1. A clear majority of the original framers wanted to rid the nation of slavery through measures like the Northwest Ordinance. and,
2. He showed that the federal government clearly had the power to legislate the territories.
That made him a marked man in the south. And it meant that slaver plans to destroy the Union must be quickly brought to fruition. Thanks for all your resarch.
Truth is, John Quincy Adams and others had made those facts plain decades before Lincoln, and Calhoun had already drawn his line in the sand. Calhoun and Co. must hold the all time record for walking out on democratically run proceedings. In fact, while an old and wizened J Q Adams was winning the petition argument in the House, a young representative named Lincoln was watching and learning. The Wilmot Proviso, a carbon copy of the Ordinance of '87, was introduced in the House (and failed) the year before Lincoln took his seat in the House.

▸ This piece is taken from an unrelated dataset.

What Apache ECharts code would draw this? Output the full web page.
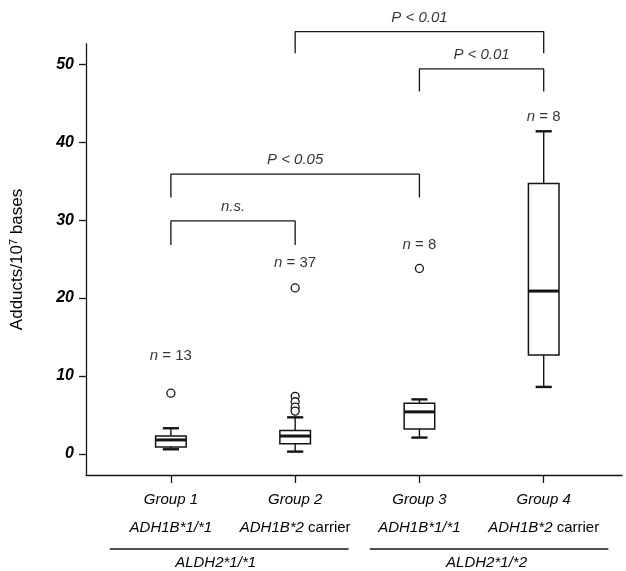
<!DOCTYPE html>
<html>
<head>
<meta charset="utf-8">
<script src="https://cdn.jsdelivr.net/npm/echarts@6/dist/echarts.min.js"></script>
<style>
html,body{margin:0;padding:0;background:#fff;}
#chart{width:626px;height:571px;}
</style>
</head>
<body>
<div id="chart"></div>
<script>
// ---- data ----
const categories = ['Group 1', 'Group 2', 'Group 3', 'Group 4'];
const adh1b = ['ADH1B*1/*1', 'ADH1B*2 carrier', 'ADH1B*1/*1', 'ADH1B*2 carrier'];
const aldh2 = ['ALDH2*1/*1', 'ALDH2*1/*2'];
const boxMin    = [0.6, 0.3, 2.1, 8.6];
const boxQ1     = [0.9, 1.3, 3.2, 12.7];
const boxMedian = [1.8, 2.3, 5.4, 20.9];
const boxQ3     = [2.3, 3.0, 6.5, 34.7];
const boxMax    = [3.3, 4.7, 7.0, 41.4];
const outlierGroup = [1, 2, 2, 2, 2, 2, 3];
const outlierValue = [7.8, 21.3, 7.4, 6.7, 6.0, 5.5, 23.8];
const nCounts = [13, 37, 8, 8];
const nLabelY = [12.6, 24.5, 26.8, 43.2];
const yTicks = [0, 10, 20, 30, 40, 50];
// comparisons between groups
const compFrom  = [1, 1, 3, 2];
const compTo    = [2, 3, 4, 4];
const compLabel = ['n.s.', 'P < 0.05', 'P < 0.01', 'P < 0.01'];
const compBarY  = [29.9, 35.9, 49.4, 54.2];
const compLegY  = [26.8, 32.9, 46.5, 51.4];

// ---- chart ----
const INK = '#000';
const LINE = '#141414';
const FONT = '"Liberation Sans", Arial, sans-serif';
const chart = echarts.init(document.getElementById('chart'), null, {renderer: 'canvas'});

const boxData = categories.map((c, i) => [i + 1, boxMin[i], boxQ1[i], boxMedian[i], boxQ3[i], boxMax[i]]);
const outlierData = outlierGroup.map((g, i) => [g, outlierValue[i]]);
const nData = nCounts.map((n, i) => ({value: [i + 1, nLabelY[i]], n: n}));
const compLabelData = compFrom.map((f, i) => ({value: [(f + compTo[i]) / 2, compBarY[i]], txt: compLabel[i]}));

const series = [];
series.push({
  type: 'custom',
  data: boxData,
  clip: false,
  renderItem: function (params, api) {
    const x = api.value(0);
    const bw = api.size([0.246, 0])[0];
    const cw = api.size([0.13, 0])[0];
    const pMin = api.coord([x, api.value(1)]);
    const pQ1 = api.coord([x, api.value(2)]);
    const pMed = api.coord([x, api.value(3)]);
    const pQ3 = api.coord([x, api.value(4)]);
    const pMax = api.coord([x, api.value(5)]);
    const cx = pMin[0];
    const ls = {stroke: LINE, lineWidth: 1.4, fill: null};
    return {
      type: 'group',
      children: [
        {type: 'line', shape: {x1: cx, y1: pMax[1], x2: cx, y2: pQ3[1]}, style: ls},
        {type: 'line', shape: {x1: cx, y1: pMin[1], x2: cx, y2: pQ1[1]}, style: ls},
        {type: 'line', shape: {x1: cx - cw / 2, y1: pMax[1], x2: cx + cw / 2, y2: pMax[1]}, style: {stroke: LINE, lineWidth: 2.4}},
        {type: 'line', shape: {x1: cx - cw / 2, y1: pMin[1], x2: cx + cw / 2, y2: pMin[1]}, style: {stroke: LINE, lineWidth: 2.4}},
        {type: 'rect', shape: {x: cx - bw / 2, y: pQ3[1], width: bw, height: pQ1[1] - pQ3[1]}, style: {stroke: LINE, lineWidth: 1.5, fill: '#fff'}},
        {type: 'line', shape: {x1: cx - bw / 2, y1: pMed[1], x2: cx + bw / 2, y2: pMed[1]}, style: {stroke: LINE, lineWidth: 3}}
      ]
    };
  }
});
series.push({
  type: 'scatter',
  data: outlierData,
  symbol: 'circle',
  symbolSize: 8,
  itemStyle: {color: '#fff', borderColor: LINE, borderWidth: 1.3, opacity: 1},
  z: 5
});
series.push({
  type: 'scatter',
  data: nData,
  symbolSize: 0,
  clip: false,
  silent: true,
  label: {
    show: true,
    position: [0, 0],
    align: 'center',
    verticalAlign: 'middle',
    formatter: function (p) { return '{i|n}{r| = ' + p.data.n + '}'; },
    rich: {
      i: {fontStyle: 'italic', fontFamily: FONT, fontSize: 15, color: INK},
      r: {fontFamily: FONT, fontSize: 15, color: INK}
    }
  }
});
series.push({
  type: 'scatter',
  data: compLabelData,
  symbolSize: 0,
  clip: false,
  silent: true,
  label: {
    show: true,
    position: [0, -14],
    align: 'center',
    verticalAlign: 'middle',
    formatter: function (p) { return '{i|' + p.data.txt + '}'; },
    rich: {i: {fontStyle: 'italic', fontFamily: FONT, fontSize: 15, color: INK}}
  }
});
compFrom.forEach((f, i) => {
  const t = compTo[i];
  series.push({
    type: 'line',
    data: [[f, compLegY[i]], [f, compBarY[i]], [t, compBarY[i]], [t, compLegY[i]]],
    symbol: 'none',
    clip: false,
    silent: true,
    lineStyle: {color: LINE, width: 1.3}
  });
});

chart.setOption({
  animation: false,
  backgroundColor: '#fff',
  grid: {left: 79, right: 4, top: 44, bottom: 96},
  xAxis: {
    type: 'value',
    min: 0.317, max: 4.63,
    splitLine: {show: false},
    axisLine: {show: true, onZero: false, lineStyle: {color: LINE, width: 1.3}},
    axisTick: {show: true, length: 8, lineStyle: {color: LINE, width: 1.3}, customValues: [1, 2, 3, 4]},
    axisLabel: {
      customValues: [1, 2, 3, 4],
      margin: 11,
      formatter: function (v) {
        const i = Math.round(v) - 1;
        const g = adh1b[i];
        let second;
        if (g.indexOf(' carrier') >= 0) {
          second = '{a|' + g.replace(' carrier', '') + '}{b| carrier}';
        } else {
          second = '{a|' + g + '}';
        }
        return '{g|' + categories[i] + '}\n' + second;
      },
      rich: {
        g: {fontFamily: FONT, fontSize: 15, fontStyle: 'italic', color: INK, lineHeight: 28, align: 'center'},
        a: {fontFamily: FONT, fontSize: 15, fontStyle: 'italic', color: INK, lineHeight: 28},
        b: {fontFamily: FONT, fontSize: 15, color: INK, lineHeight: 28}
      }
    }
  },
  yAxis: {
    type: 'value',
    min: -2.7, max: 52.6,
    splitLine: {show: false},
    axisLine: {show: true, onZero: false, lineStyle: {color: LINE, width: 1.3}},
    axisTick: {show: true, length: 7, lineStyle: {color: LINE, width: 1.3}, customValues: yTicks},
    axisLabel: {
      customValues: yTicks,
      margin: 12,
      fontFamily: FONT, fontSize: 16, fontStyle: 'italic', fontWeight: 'bold', color: INK
    },
    name: '{t|Adducts/10}{s|7}{t| bases}',
    nameLocation: 'middle',
    nameRotate: 90,
    nameGap: 59,
    nameTextStyle: {
      rich: {
        t: {fontFamily: FONT, fontSize: 17, color: INK},
        s: {fontFamily: FONT, fontSize: 11, color: INK, verticalAlign: 'top', padding: [0, 0, 8, 0]}
      }
    }
  },
  series: series
});

// ALDH2 genotype brackets under the x axis
function xpx(v) { return chart.convertToPixel({xAxisIndex: 0}, v); }
const axisY = chart.convertToPixel({yAxisIndex: 0}, -2.7);
const spans = [[0.508, 2.43, 1.36], [2.60, 4.52, 3.54]];
const graphics = [];
spans.forEach((s, i) => {
  graphics.push({type: 'line', shape: {x1: xpx(s[0]), y1: axisY + 74, x2: xpx(s[1]), y2: axisY + 74}, style: {stroke: LINE, lineWidth: 1.3}});
  graphics.push({type: 'text', x: xpx(s[2]), y: axisY + 88, style: {text: aldh2[i], font: 'italic 15px ' + FONT, fill: INK, textAlign: 'center', textVerticalAlign: 'middle'}});
});
chart.setOption({graphic: graphics});
</script>
</body>
</html>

All throughout, the Slavocracy held that the Congress not only couldn't legislate against slavery in the territories (or DC), they held that Congress couldn't even bring up a motion to consider reading a petition from citizens for abolition of slavery in the territories or DC. Couldn't even discuss discussing it or the hotheads would walk out. How's that for constitional principles? Lincoln was a link in a chain that goes all the way back to the Quakers and men like Ben Franklin, who opposed slavery from the beginning.
but who were willing to make incredible compromises for the long term good of America, and perhaps it isn't wrong to say, humanity. Lincoln understood this.